Comment #0 by bearophile_hugs — 2011-09-02T03:11:35Z
In the std.random module I suggest to use Xorshift as default generator (the one used when a generator is not specified, like in uniform(0,5)).
Two or three times I have had to hunt for performance problems in D code, and in the end the cause was the high-quality but slow Mersenne Twister used on default. Replacing it with the Xorshift has solved my problems, because it is significantly faster. And the quality of numbers generated by Xorshift was enough for all my purposes, it's better than the linear congruences generator.
The disadvantage of using Xorshift on default is that where you need really high quality random numbers, the default is not enough any more. But I think such situations are not common. If in your code you need very high quality random numbers, then I think you know it, and you know to use the Mersenne Twister (or even better).
Comment #1 by joseph.wakeling — 2013-07-05T06:58:35Z
Have to register a disagreement here. The default behaviour should be statistically reliable -- choosing a faster but lower-quality RNG should be done advisedly. We shouldn't reproduce the awful situation of C/C++ where the default RNG is awful and users have to be educated to avoid it.
However, we could think about easy ways to specify the default RNG type Random at compile-time.
Comment #2 by monarchdodra — 2013-07-05T07:41:11Z
MersenneTwister is supposed to be fast though...
I think the problem could have something to do with the whole "PRNG value semantic" fiasco:
pragma(msg, Mt19937.sizeof); //2504u
pragma(msg, Xorshift.sizeof); //16u
The mersenne twister range has a size of 2.5 KB (!)
The performance penalty most probably comes from passing it (by value) to algorithms or whatnot.
I know for a fact this *will* cause significant slowdown. I observed this while implementing a Lagged Fibonacci PRNG, whose size varies a lot. The bigger flavors of the PRNG would make the runtime grind to a halt, while the biggest versions simply stack overflowed.
----
All this to say, I think it is not the algorithm of mersenne itself that is slow, but rather the range implementation. Until this is fixed, we *may* want to change the default.
Comment #3 by joseph.wakeling — 2013-07-05T08:37:38Z
(In reply to comment #2)
> The performance penalty most probably comes from passing it (by value) to
> algorithms or whatnot.
If you're passing it by value, you have bigger problems than slowdown ... :-)
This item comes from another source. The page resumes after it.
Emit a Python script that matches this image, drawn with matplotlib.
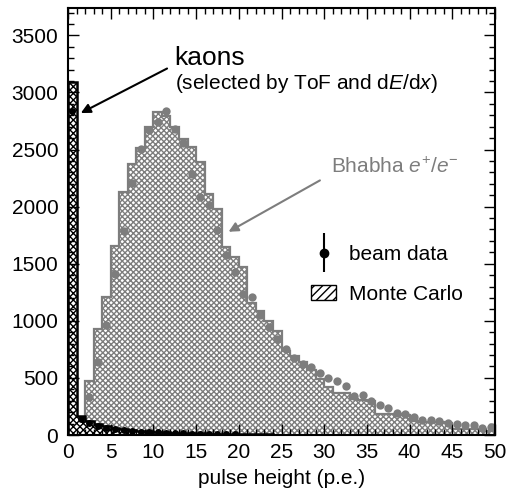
import numpy as np
import matplotlib
matplotlib.use('Agg')
import matplotlib.pyplot as plt
from matplotlib.patches import Patch
from matplotlib.container import ErrorbarContainer
from matplotlib.legend_handler import HandlerErrorbar
from matplotlib.ticker import MultipleLocator

plt.rcParams['font.family'] = ['Liberation Sans', 'DejaVu Sans']
plt.rcParams['mathtext.fontset'] = 'custom'
plt.rcParams['mathtext.rm'] = 'Liberation Sans'
plt.rcParams['mathtext.it'] = 'Liberation Sans:italic'
plt.rcParams['hatch.linewidth'] = 1.0

# bin edges in p.e., one bin per photoelectron
edges = np.arange(0, 51, 1)

# Bhabha e+/e- Monte Carlo, counts per bin
bhabha_mc = [30, 40, 475, 930, 1205, 1655, 2125, 2375, 2515, 2700,
             2830, 2790, 2700, 2590, 2520, 2390, 2110, 1980, 1645, 1555,
             1470, 1160, 1090, 1000, 910, 740, 690, 640, 570, 490,
             420, 370, 370, 315, 310, 300, 185, 180, 180, 175,
             120, 118, 115, 112, 108, 55, 55, 52, 50, 35]

# Bhabha beam data (bin centres from 2.5 p.e.)
bhabha_x = np.arange(2.5, 50, 1)
bhabha_data = [330, 643, 962, 1410, 1785, 2205, 2506, 2673, 2740, 2842,
               2681, 2555, 2287, 2082, 2018, 1796, 1579, 1424, 1234, 1205,
               1053, 942, 845, 751, 673, 620, 596, 541, 503, 474,
               430, 342, 351, 298, 263, 240, 196, 181, 161, 132,
               132, 123, 108, 94, 88, 88, 64, 70]

# kaon Monte Carlo, counts per bin
kaon_mc = [3090, 170, 125, 95, 75, 60, 50, 42, 36, 31,
           27, 24, 21, 18, 16, 14, 12, 10, 9, 8,
           7, 6, 5, 5, 4, 4, 3, 3, 3, 2,
           2, 2, 2, 1, 1, 1, 1, 1, 0, 0,
           0, 0, 0, 0, 0, 0, 0, 0, 0, 0]

# kaon beam data
kaon_x = np.arange(0.5, 20, 1)
kaon_data = [2840, 140, 105, 80, 62, 50, 42, 36, 30, 30,
             24, 20, 18, 14, 12, 10, 9, 8, 6, 5]

grey = '#7d7d7d'

fig = plt.figure(figsize=(5.09, 4.94), dpi=100)
ax = fig.add_axes([68/509, 1-435/494, (495-68)/509, (435-8)/494])

ax.stairs(bhabha_mc, edges, fill=True, facecolor='white', edgecolor=grey,
          hatch='xxxxxx', linewidth=0)
ax.stairs(bhabha_mc, edges, color=grey, linewidth=1.6)
ax.stairs(kaon_mc, edges, fill=True, facecolor='white', edgecolor='black',
          hatch='xxxxx', linewidth=0)
ax.stairs(kaon_mc, edges, color='black', linewidth=1.8)

ax.plot(bhabha_x, bhabha_data, 'o', color=grey, ms=6, mec='none')
ax.plot(kaon_x, kaon_data, 'o', color='black', ms=5, mec='none')

ax.set_xlim(0, 50)
ax.set_ylim(0, 3740)
ax.xaxis.set_major_locator(MultipleLocator(5))
ax.xaxis.set_minor_locator(MultipleLocator(1))
ax.yaxis.set_major_locator(MultipleLocator(500))
ax.yaxis.set_minor_locator(MultipleLocator(100))
ax.tick_params(which='both', direction='in', top=True, right=True,
               labelsize=15, width=1)
ax.tick_params(which='major', length=8)
ax.tick_params(which='minor', length=4)
ax.tick_params(axis='y', pad=7)
ax.tick_params(axis='x', pad=6)
for s in ax.spines.values():
    s.set_linewidth(1.5)
ax.set_xlabel('pulse height (p.e.)', fontsize=15, labelpad=5)

ax.annotate('', xy=(1.5, 2820), xytext=(11.6, 3210),
            arrowprops=dict(arrowstyle='-|>', color='black', lw=1.5,
                            mutation_scale=14, shrinkA=0, shrinkB=0))
ax.text(12.5, 3300, 'kaons', fontsize=19, va='center', ha='left')
ax.text(12.5, 3075, r'(selected by ToF and d$\it{E}$/d$\it{x}$)',
        fontsize=15, va='center', ha='left')

ax.annotate('', xy=(18.8, 1780), xytext=(29.5, 2230),
            arrowprops=dict(arrowstyle='-|>', color=grey, lw=1.5,
                            mutation_scale=14, shrinkA=0, shrinkB=0))
ax.text(30.8, 2345, r'Bhabha $e^{+}/e^{-}$', fontsize=15, color=grey,
        va='center', ha='left')

# legend entries
h_data = ax.errorbar([np.nan], [np.nan], yerr=[1], fmt='o', color='black',
                     ms=6, lw=1.5)
h_mc = Patch(facecolor='white', edgecolor='black', hatch='////', lw=1)
ax.legend([h_data, h_mc], ['beam data', 'Monte Carlo'],
          handler_map={ErrorbarContainer: HandlerErrorbar(yerr_size=0.95)},
          loc='upper left', bbox_to_anchor=(0.57, 0.445), frameon=False,
          fontsize=15, handlelength=1.2, handletextpad=0.6,
          labelspacing=1.0, borderpad=0, borderaxespad=0)

fig.savefig('out.png', dpi=100)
> I know for a fact this *will* cause significant slowdown. I observed this while
> implementing a Lagged Fibonacci PRNG, whose size varies a lot. The bigger
> flavors of the PRNG would make the runtime grind to a halt, while the biggest
> versions simply stack overflowed.
>
> ----
> All this to say, I think it is not the algorithm of mersenne itself that is
> slow, but rather the range implementation. Until this is fixed, we *may* want
> to change the default.
Fully agree that the real solution here is to change the RNGs to reference types. I don't think switching default to Xorshift is a good idea, though, even as a short term method. Apart from any other consideration, Issue #10550 should give us pause on that idea.
Comment #4 by bearophile_hugs — 2013-07-08T01:49:01Z
(In reply to comment #1)
> Have to register a disagreement here. The default behaviour should be
> statistically reliable -- choosing a faster but lower-quality RNG should be
> done advisedly.
> I don't think switching default to Xorshift is a good idea, though,
> even as a short term method. Apart from any other consideration, Issue
> #10550 should give us pause on that idea.
I have to agree.
Closed.
Comment #5 by joseph.wakeling — 2013-07-08T06:09:36Z
Comment #6 by bearophile_hugs — 2013-07-08T18:10:07Z
(In reply to comment #5)
> I also recently came across some further work extending MT to work with SIMD
> and GPU implementations, which might be worth looking into:
> http://www.math.sci.hiroshima-u.ac.jp/~saito/articles/sfmt.pdf
The SIMD MT seems very fit for Phobos (including its block-generation and the variant that generates directly two doubles at a time).